Design-based safety is an even greater calling than art, since it is a protector of life! To become a leader, one must serve an apprenticeship to learn the basics. Wright began his career by studying civil engineering, and then he became a draftsman for a leading architect. In 1893, after learning the basics, he opened his own office to pursue an independent practice. On his own, he designed and supervised the construction of the first air-conditioned building. In 1922, after 19 years of practice, he was ridiculed for building the Imperial Hotel in Tokyo on a big flat reinforced concrete saucer rather than on conventional pilings. Frank Lloyd Wright understood why the buildings built on fill in San Francisco collapsed during the 1906 earthquake. When the 1923 earthquake leveled Tokyo, his building was undamaged. Now, he had worldwide fame. In 1938, he founded his western headquarters at Taliesin outside Phoenix, Arizona, which soon became a mecca for those who wanted to become architects. During the last years of his life, he designed the famous Guggenheim Museum in New York. The lesson Frank Lloyd Wright taught is to have enough confidence to stand up to traditional ideology and push to develop safer designs.

Another famed leader, Lee Iacocca, when president of Ford Motor Company, installed an interlock to prevent the driver from starting a car until the seatbelt was attached. The public rejected this approach, and Ford's car sales dropped dramatically.
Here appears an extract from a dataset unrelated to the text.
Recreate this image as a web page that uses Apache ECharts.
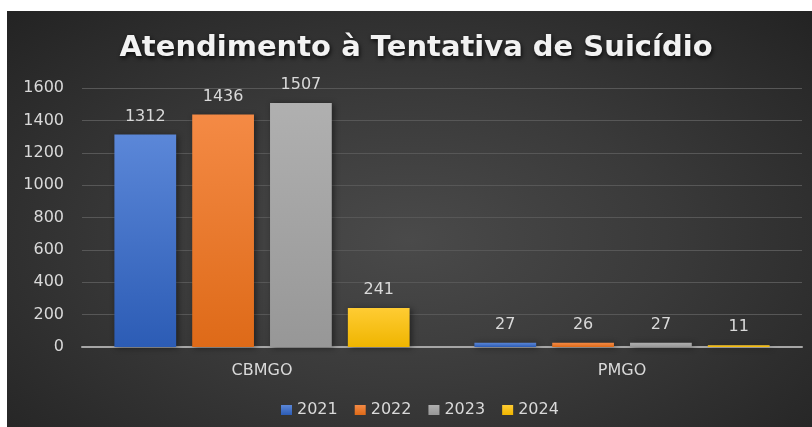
<!DOCTYPE html>
<html>
<head>
<meta charset="utf-8">
<script src="https://cdn.jsdelivr.net/npm/echarts@6/dist/echarts.min.js"></script>
<style>
    html, body { margin: 0; padding: 0; background: #ffffff; }
    #chart {
        position: absolute; left: 7px; top: 11px; width: 805px; height: 416px;
        background: radial-gradient(ellipse at 50% 55%, #4a4a4a 0%, #3a3a3a 45%, #232323 100%);
    }
</style>
</head>
<body>
<div id="chart"></div>
<script>
    // dados do gráfico
    var categories = ['CBMGO', 'PMGO'];
    var years = ['2021', '2022', '2023', '2024'];
    var values2021 = [1312, 27];
    var values2022 = [1436, 26];
    var values2023 = [1507, 27];
    var values2024 = [241, 11];
    var yTicks = [0, 200, 400, 600, 800, 1000, 1200, 1400, 1600];

    var seriesData = [values2021, values2022, values2023, values2024];
    var topColors = ['#5b87d8', '#f48a45', '#b0b0b0', '#ffcc33'];
    var bottomColors = ['#2c5cb5', '#de6a18', '#979797', '#efb500'];
    var legendColors = ['#4472c4', '#ed7d31', '#a5a5a5', '#ffc000'];
    var labelFont = 'DejaVu Sans';

    var myChart = echarts.init(document.getElementById('chart'));

    var series = [];
    for (var i = 0; i < years.length; i++) {
        series.push({
            name: years[i],
            type: 'bar',
            barGap: '26%',
            barCategoryGap: '18%',
            color: legendColors[i],
            itemStyle: {
                color: new echarts.graphic.LinearGradient(0, 0, 0, 1, [
                    {offset: 0, color: topColors[i]},
                    {offset: 1, color: bottomColors[i]}
                ]),
                shadowColor: 'rgba(0,0,0,0.45)',
                shadowBlur: 6,
                shadowOffsetX: 2,
                shadowOffsetY: 1
            },
            label: {
                show: true,
                position: 'top',
                distance: 10,
                color: '#d9d9d9',
                fontSize: 16,
                fontFamily: labelFont
            },
            data: seriesData[i]
        });
    }

    var option = {
        backgroundColor: 'transparent',
        title: {
            text: 'Atendimento à Tentativa de Suicídio',
            left: 404,
            textAlign: 'center',
            top: 18,
            textStyle: {
                color: '#f2f2f2',
                fontSize: 29,
                fontWeight: 'bold',
                fontFamily: 'DejaVu Sans',
                textShadowColor: 'rgba(0,0,0,0.8)',
                textShadowBlur: 4,
                textShadowOffsetX: 1,
                textShadowOffsetY: 2
            }
        },
        legend: {
            data: years,
            bottom: 4,
            left: 269,
            icon: 'rect',
            itemWidth: 11,
            itemHeight: 10,
            itemGap: 17,
            textStyle: {
                color: '#d9d9d9',
                fontSize: 16,
                fontFamily: labelFont
            }
        },
        grid: {
            left: 75,
            right: 10,
            top: 77,
            bottom: 80
        },
        xAxis: {
            type: 'category',
            data: categories,
            axisLine: {lineStyle: {color: '#a6a6a6', width: 2}},
            axisTick: {show: false},
            axisLabel: {color: '#d9d9d9', fontSize: 16, fontFamily: labelFont, margin: 16}
        },
        yAxis: {
            type: 'value',
            min: yTicks[0],
            max: yTicks[yTicks.length - 1],
            interval: 200,
            axisLine: {show: false},
            axisTick: {show: false},
            axisLabel: {
                color: '#d9d9d9', fontSize: 16, fontFamily: labelFont, margin: 18,
                formatter: function (v) { return String(v); }
            },
            splitLine: {lineStyle: {color: '#575757', width: 1}}
        },
        series: series
    };

    myChart.setOption(option);
</script>
</body>
</html>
Later, as president of Chrysler Motor Company, Iacocca met with President Richard Nixon and objected to a mandatory federal regulation for airbags, coining the phrase "Safety does not sell!" Design-based safety needs to be scoped to create no conflicts with user priorities. Ultimately, the driver just wants to start the car. The seatbelt interlock was a barrier to this objective. Seatbelts are a voluntary safety feature and user acceptance requires time to develop. Today, voluntary seatbelt usage is generally between 80 to 90 percent. Airbags are not barriers to starting or driving a car, and have been an outstanding success in reducing injuries and deaths in the event of an automobile crash.
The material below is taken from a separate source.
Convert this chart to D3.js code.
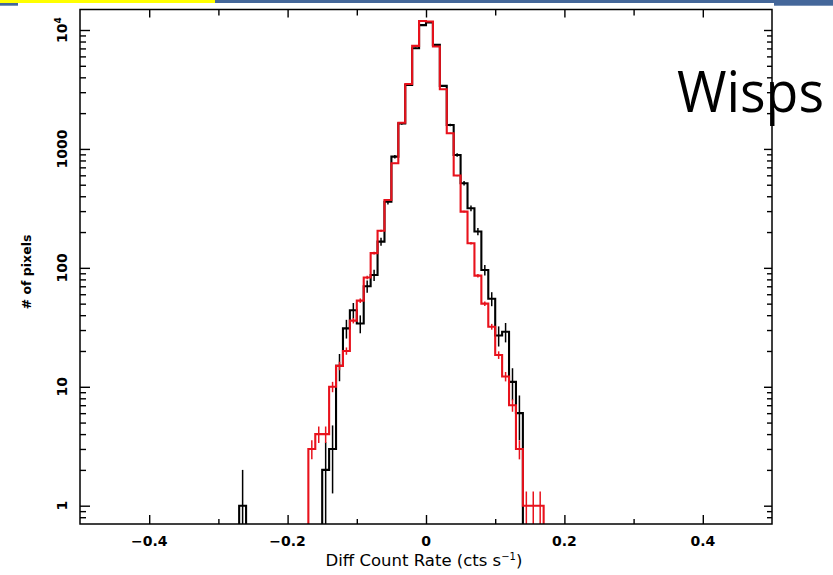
<!DOCTYPE html>
<html>
<head>
<meta charset="utf-8">
<script src="https://cdn.jsdelivr.net/npm/d3@7/dist/d3.min.js"></script>
<style>
  body { margin: 0; background: #fff; }
  svg { display: block; }
</style>
</head>
<body>
<svg id="chart" width="833" height="575"></svg>
<script>
"use strict";

// bins are 0.01 wide; first bin starts at -0.27
var binStart = -0.27,
  binWidth = 0.01;

// counts per bin, left edge -0.27 ... 0.16
var blackCounts = [
  1, 0, 0, 0, 0, 0, 0, 0, 0, 0, 0, 0,
  2, 3, 15, 31, 44, 34, 70, 87, 166, 360, 861, 1640, 3450, 7030, 11000, 11600,
  7500, 3390, 1590, 890, 515, 317, 202, 96, 55, 27, 29, 11, 6, 0, 0, 0
];
var redCounts = [
  0, 0, 0, 0, 0, 0, 0, 0, 0, 0,
  3, 4, 4, 10, 15, 20, 36, 53, 83, 133, 205, 372, 758, 1660, 3520, 7350, 11900, 11800,
  7260, 3180, 1355, 597, 297, 161, 86, 50, 32, 18.5, 12.2, 7, 3, 1, 1, 1
];
// red curve is a rescaled histogram, so its poisson bars are smaller
var blackErrScale = 1,
  redErrScale = 0.1;

var xTicksMajor = [-0.4, -0.2, 0, 0.2, 0.4];
var xTicksMinor = [-0.3, -0.1, 0.1, 0.3];
var yTicksMajor = [1, 10, 100, 1000, 10000];
var yTickLabels = ["1", "10", "100", "1000", "10^4"];

var xTitle = "Diff Count Rate (cts s",
  yTitle = "# of pixels",
  sideLabel = "Wisps";

var frame = { l: 80, r: 772, t: 9.5, b: 524 };

var svg = d3.select("#chart");

// slide decoration along the top
svg.append("rect").attr("x", 0).attr("y", 0).attr("width", 215).attr("height", 3).attr("fill", "#ffff00");
svg.append("rect").attr("x", 215).attr("y", 0).attr("width", 618).attr("height", 3).attr("fill", "#44679a");
svg.append("rect").attr("x", 0).attr("y", 3).attr("width", 18).attr("height", 2.7).attr("fill", "#44679a");
svg.append("rect").attr("x", 774).attr("y", 3).attr("width", 59).attr("height", 2.7).attr("fill", "#44679a");

var x = d3.scaleLinear().domain([-0.5, 0.5]).range([frame.l, frame.r]);
var y = d3.scaleLog().domain([Math.pow(10, -0.1539), Math.pow(10, 4.1724)]).range([frame.b, frame.t]);

var yMinor = [];
d3.range(-1, 5).forEach(function(k) {
  d3.range(2, 10).forEach(function(m) {
    var v = m * Math.pow(10, k);
    if (v >= y.domain()[0] && v <= y.domain()[1]) yMinor.push(v);
  });
});

function yv(c) {
  return c > 0 ? y(c) : frame.b + 8;
}

svg.append("clipPath").attr("id", "plotClip")
  .append("rect")
  .attr("x", frame.l).attr("y", frame.t)
  .attr("width", frame.r - frame.l).attr("height", frame.b - frame.t);

var plotG = svg.append("g").attr("clip-path", "url(#plotClip)");

function drawSeries(counts, errScale, colour) {
  var pts = counts.map(function(c, i) { return [binStart + i * binWidth, c]; });
  pts.unshift([binStart, 0]);
  pts.push([binStart + counts.length * binWidth, counts[counts.length - 1]]);
  pts.push([binStart + counts.length * binWidth, 0]);

  var line = d3.line()
    .x(function(d) { return x(d[0]); })
    .y(function(d) { return yv(d[1]); })
    .curve(d3.curveStepAfter);

  plotG.append("path")
    .datum(pts)
    .attr("d", line)
    .attr("fill", "none")
    .attr("stroke", colour)
    .attr("stroke-width", 2.1);

  var bins = counts.map(function(c, i) { return { lo: binStart + i * binWidth, c: c }; })
    .filter(function(d) { return d.c > 0; });

  plotG.append("g").selectAll("line")
    .data(bins)
    .join("line")
    .attr("x1", function(d) { return x(d.lo + binWidth / 2); })
    .attr("x2", function(d) { return x(d.lo + binWidth / 2); })
    .attr("y1", function(d) { var e = Math.sqrt(d.c * errScale); return yv(d.c - e); })
    .attr("y2", function(d) { var e = Math.sqrt(d.c * errScale); return y(d.c + e); })
    .attr("stroke", colour)
    .attr("stroke-width", 1.5);
}

drawSeries(blackCounts, blackErrScale, "#000");
drawSeries(redCounts, redErrScale, "#e8121c");

// ticks, all pointing inward
function tickAxis(axis, tx, ty) {
  var g = svg.append("g").attr("transform", "translate(" + tx + "," + ty + ")").call(axis);
  g.select(".domain").remove();
  g.selectAll(".tick line").attr("stroke", "#000").attr("stroke-width", 1.4);
  g.selectAll(".tick text").remove();
  return g;
}

tickAxis(d3.axisBottom(x).tickValues(xTicksMajor).tickSize(-9), 0, frame.b);
tickAxis(d3.axisBottom(x).tickValues(xTicksMinor).tickSize(-5), 0, frame.b);
tickAxis(d3.axisTop(x).tickValues(xTicksMajor).tickSize(-8), 0, frame.t);
tickAxis(d3.axisTop(x).tickValues(xTicksMinor).tickSize(-6), 0, frame.t);
tickAxis(d3.axisLeft(y).tickValues(yTicksMajor).tickSize(-10), frame.l, 0);
tickAxis(d3.axisLeft(y).tickValues(yMinor).tickSize(-6), frame.l, 0);
tickAxis(d3.axisRight(y).tickValues(yTicksMajor).tickSize(-8), frame.r, 0);
tickAxis(d3.axisRight(y).tickValues(yMinor).tickSize(-5), frame.r, 0);

svg.append("rect")
  .attr("x", frame.l).attr("y", frame.t)
  .attr("width", frame.r - frame.l).attr("height", frame.b - frame.t)
  .attr("fill", "none")
  .attr("stroke", "#000")
  .attr("stroke-width", 1.5);

// tick labels
var fmt = function(d) { return d === 0 ? "0" : d3.format(".1f")(d); };
svg.append("g").selectAll("text")
  .data(xTicksMajor)
  .join("text")
  .attr("x", function(d) { return x(d); })
  .attr("y", 546)
  .attr("text-anchor", "middle")
  .style("font-family", "DejaVu Sans")
  .style("font-weight", "bold")
  .style("font-size", "14px")
  .text(fmt);

var yLab = svg.append("g").selectAll("text")
  .data(yTicksMajor)
  .join("text")
  .attr("transform", function(d) { return "translate(67," + y(d) + ") rotate(-90)"; })
  .attr("text-anchor", "middle")
  .style("font-family", "DejaVu Sans")
  .style("font-weight", "bold")
  .style("font-size", "14px");
yLab.each(function(d, i) {
  var t = d3.select(this), lab = yTickLabels[i];
  if (lab.indexOf("^") > 0) {
    var parts = lab.split("^");
    t.append("tspan").text(parts[0]);
    t.append("tspan").attr("dy", -6).style("font-size", "9px").text(parts[1]);
  } else {
    t.text(lab);
  }
});

// axis titles
var xt = svg.append("text")
  .attr("x", 424)
  .attr("y", 565.7)
  .attr("text-anchor", "middle")
  .style("font-family", "DejaVu Sans")
  .style("font-size", "16.5px")
  .text(xTitle);
xt.append("tspan").attr("dy", -6).style("font-size", "10px").text("\u22121");
xt.append("tspan").attr("dy", 6).text(")");

svg.append("text")
  .attr("transform", "translate(31,272) rotate(-90)")
  .attr("text-anchor", "middle")
  .style("font-family", "DejaVu Sans")
  .style("font-weight", "bold")
  .style("font-size", "12.5px")
  .text(yTitle);

svg.append("text")
  .attr("x", 677)
  .attr("y", 112)
  .attr("textLength", 147)
  .attr("lengthAdjust", "spacingAndGlyphs")
  .style("font-family", "Open Sans")
  .style("font-size", "56px")
  .text(sideLabel);
</script>
</body>
</html>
Another exemplary function of safety engineering leadership is community stewardship. Washington Group, a large international design-and-build construction company and now part of URS, knows the value of investing in its immediate community. It gave the gift of a Saw Stop table saw to Idaho school districts' manual training shops. These table saws have been designed with a patented safety feature that stops its spinning circular saw blade in a millisecond, making it safer than a cumbersome guard. Students using this saw learn how design overcomes hazards. This gift to the public schools gained Washington Group much community good will.
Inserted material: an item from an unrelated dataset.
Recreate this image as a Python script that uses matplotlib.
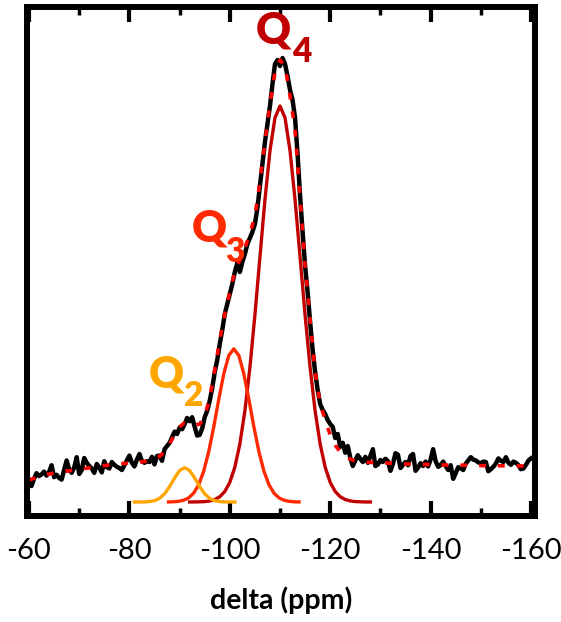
import matplotlib
matplotlib.use("Agg")
import matplotlib.pyplot as plt
import numpy as np

plt.rcParams['font.family'] = ['Lato', 'DejaVu Sans']
plt.rcParams['axes.unicode_minus'] = False

# measured spectrum, -60 ... -160 ppm every 0.5 ppm
spec_ppm = np.arange(-60.0, -160.25, -0.5)
spec_a = [5.5, 4.0, 5.8, 7.2, 6.5, 6.9, 7.6, 6.6, 7.5, 9.2,
          6.2, 6.8, 6.0, 5.6, 8.0, 10.4, 8.2, 7.3, 8.6, 11.2,
          7.0, 8.0, 11.0, 9.8, 9.0, 8.4, 7.3, 9.5, 8.6, 7.4,
          10.2, 8.7, 8.4, 10.0, 9.3, 8.8, 8.5, 8.0, 9.2, 10.4,
          11.6, 9.8, 8.9, 10.6, 12.0, 10.2, 9.8]
spec_b = [10.2, 10.0, 11.3, 9.4, 11.5, 11.6, 10.3, 13.2, 14.0, 14.8,
          16.2, 17.6, 17.0, 18.6, 18.2, 19.5, 21.0, 20.2, 21.2, 18.8,
          16.6, 16.8, 18.4, 21.2, 22.8, 25.3, 28.5, 32.5, 35.5, 39.5,
          43.0]
spec_c = [47.0, 49.5, 52.0, 54.5, 57.5, 59.8, 57.5, 60.0, 62.0, 64.5,
          66.0, 67.5, 69.5, 73.5, 79.0, 84.5, 90.0, 94.5, 99.0, 104.5,
          109.5, 110.5, 109.0, 111.0, 109.5, 106.5]
spec_d = [103.0, 100.5, 96.0, 87.0, 76.5, 67.5, 59.0, 52.5, 45.0, 38.0,
          32.5, 28.0, 24.5]
spec_e = [23.0, 22.0, 20.5, 19.5, 18.8, 16.0, 17.0, 13.8, 14.8, 12.3,
          14.0, 11.0, 9.0, 10.4, 11.7, 10.8, 10.0, 11.3, 9.8, 11.5,
          13.2, 9.0, 9.4, 10.5, 10.0, 10.8, 10.2, 7.8, 9.6, 12.2,
          11.8, 8.5, 9.3, 10.0, 9.2, 11.5, 12.0, 7.8, 8.6, 9.7,
          9.0, 10.1, 8.9, 10.6, 13.2, 10.2, 8.8, 9.2, 10.1, 9.0,
          8.0, 9.2, 5.8, 7.2, 8.7, 8.4, 8.0, 9.6, 10.4, 11.2,
          10.6, 10.4, 9.9, 9.7, 10.1, 10.0, 7.7, 8.2, 8.8, 9.6,
          10.9, 10.3, 10.0, 11.2, 9.8, 9.3, 10.1, 9.8, 9.2, 8.2,
          8.4, 9.3, 10.4, 10.9]
spec_int = spec_a + spec_b + spec_c + spec_d + spec_e

# total fit, every 1 ppm
fit_ppm = np.arange(-60, -161, -1)
fit_int = [5.5, 5.9, 6.3, 6.7, 7.0, 7.25, 7.45, 7.6, 7.8, 8.0,
           8.15, 8.35, 8.55, 8.75, 8.95, 9.1, 9.25, 9.4, 9.55, 9.65,
           9.75, 9.85, 10.0, 10.13, 10.36, 10.74, 11.41, 12.65, 14.56, 16.79,
           18.77, 19.83, 19.79, 19.28, 19.46, 21.42, 26.0, 33.0, 40.5, 47.0,
           52.5, 57.5, 60.5, 63.5, 67.0, 71.5, 80.0, 90.0, 99.5, 107.5,
           110.5, 109.0, 101.5, 93.0, 76.0, 59.0, 45.5, 32.5, 24.5, 20.5,
           16.8, 14.2, 12.5, 11.4, 10.7, 10.26, 10.1, 9.97, 9.9, 9.85,
           9.8, 9.75, 9.7, 9.62, 9.56, 9.5, 9.47, 9.44, 9.42, 9.4,
           9.35, 9.3, 9.25, 9.25, 9.25, 9.25, 9.22, 9.18, 9.15, 9.12,
           9.1, 9.09, 9.08, 9.07, 9.06, 9.05, 9.04, 9.03, 9.02, 9.01, 9.0]

# fitted components
q2_ppm = np.arange(-81, -102, -1)
q2_int = [0.0, 0.01, 0.03, 0.11, 0.34, 0.91, 2.05, 3.83, 6.01, 7.86, 8.6,
          7.86, 6.01, 3.83, 2.05, 0.91, 0.34, 0.11, 0.03, 0.01, 0.0]
q3_ppm = np.linspace(-87.8, -113.8, 27)
q3_int = [0.02, 0.06, 0.17, 0.45, 1.04, 2.21, 4.32, 7.70, 12.57, 18.77,
          25.65, 32.05, 36.63, 38.3, 36.63, 32.05, 25.65, 18.77, 12.57, 7.70,
          4.32, 2.21, 1.04, 0.45, 0.17, 0.06, 0.02]
q4_ppm = np.arange(-92, -129, -1)
q4_int = [0.01, 0.02, 0.05, 0.11, 0.27, 0.62, 1.31, 2.61, 4.91, 8.69,
          14.47, 22.72, 33.57, 46.72, 61.22, 75.55, 87.79, 96.07, 99.0,
          96.07, 87.79, 75.55, 61.22, 46.72, 33.57, 22.72, 14.47, 8.69, 4.91,
          2.61, 1.31, 0.62, 0.27, 0.11, 0.05, 0.02, 0.01]

c_q2 = '#FFA500'
c_q3 = '#FF2A00'
c_q4 = '#C00000'

fig = plt.figure(figsize=(5.61, 6.22), dpi=100)
ax = fig.add_axes([0.0481, 0.1704, 0.9056, 0.8183])

ax.plot(q4_ppm, q4_int, color=c_q4, lw=2.4)
ax.plot(q3_ppm, q3_int, color=c_q3, lw=2.4)
ax.plot(q2_ppm, q2_int, color=c_q2, lw=2.4)
ax.plot(spec_ppm, spec_int, color='black', lw=3.2, solid_joinstyle='round')
ax.plot(fit_ppm, fit_int, color='#FF0000', lw=2.6, dashes=(1.9, 3.3))

# peak labels
lab = dict(fontweight='heavy', ha='center', va='center')
ax.text(-108.6, 117.8, 'Q', color=c_q4, fontsize=31, **lab)
ax.text(-114.3, 112.5, '4', color=c_q4, fontsize=24, **lab)
ax.text(-96.0, 68.5, 'Q', color=c_q3, fontsize=31, **lab)
ax.text(-101.0, 62.6, '3', color=c_q3, fontsize=24, **lab)
ax.text(-87.4, 31.8, 'Q', color=c_q2, fontsize=31, **lab)
ax.text(-92.9, 26.6, '2', color=c_q2, fontsize=24, **lab)

ax.set_xlim(-59.6, -160.8)
ax.set_ylim(-3.5, 123.75)
ax.set_xticks([-60, -80, -100, -120, -140, -160])
ax.set_xticks([-70, -90, -110, -130, -150], minor=True)
ax.set_yticks([])
ax.tick_params(axis='x', which='major', direction='in', top=True, length=11, width=3,
               labelsize=21, pad=16)
ax.tick_params(axis='x', which='minor', direction='in', top=True, length=5.5, width=2.5)
for s in ax.spines.values():
    s.set_linewidth(4.3)

ax.set_xlabel('delta (ppm)', fontsize=20.5, fontweight='bold', labelpad=16)

fig.savefig('out.png', dpi=100)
System safety practitioners grow in professional leadership by using each of these seven skills or functions:
  • In all presentations, studies or recommendations, tell how the proposed alternate safer design or safety feature will meet or surpass traditional economic, political and operational priorities.
  • Always review engineering plans and specifications, product prototypes or existing machines to identify hazardous conditions or circumstances of use. Our duty is to identify hazards and eliminate them by design. This sets our profession apart from the marketplace priorities.
  • Enhance your competency through continuing education, training, experience, professional license or certification to develop alternate safer designs, and apply technology transfer or select appropriate safe appliances to ensure for reliable hazard prevention by design. This function identifies our professional life-protecting skills.
  • Have professional independence from peer pressures that favor anti-safety economic, political and operational biases.
  • Gain community support and goodwill wherever possible.
  • Develop the ability to show the public design-based safety features that you have had a hand in developing.
  • Become a spokesperson for our profession. The public needs to hear about safety from us, not groundless speculation from self-proclaimed publicists. Design is the Holy Grail of safety.
Focusing on the seven key issues will help ensure that your system safety engineering will bring "order out of chaos" and be welcomed by management and the public.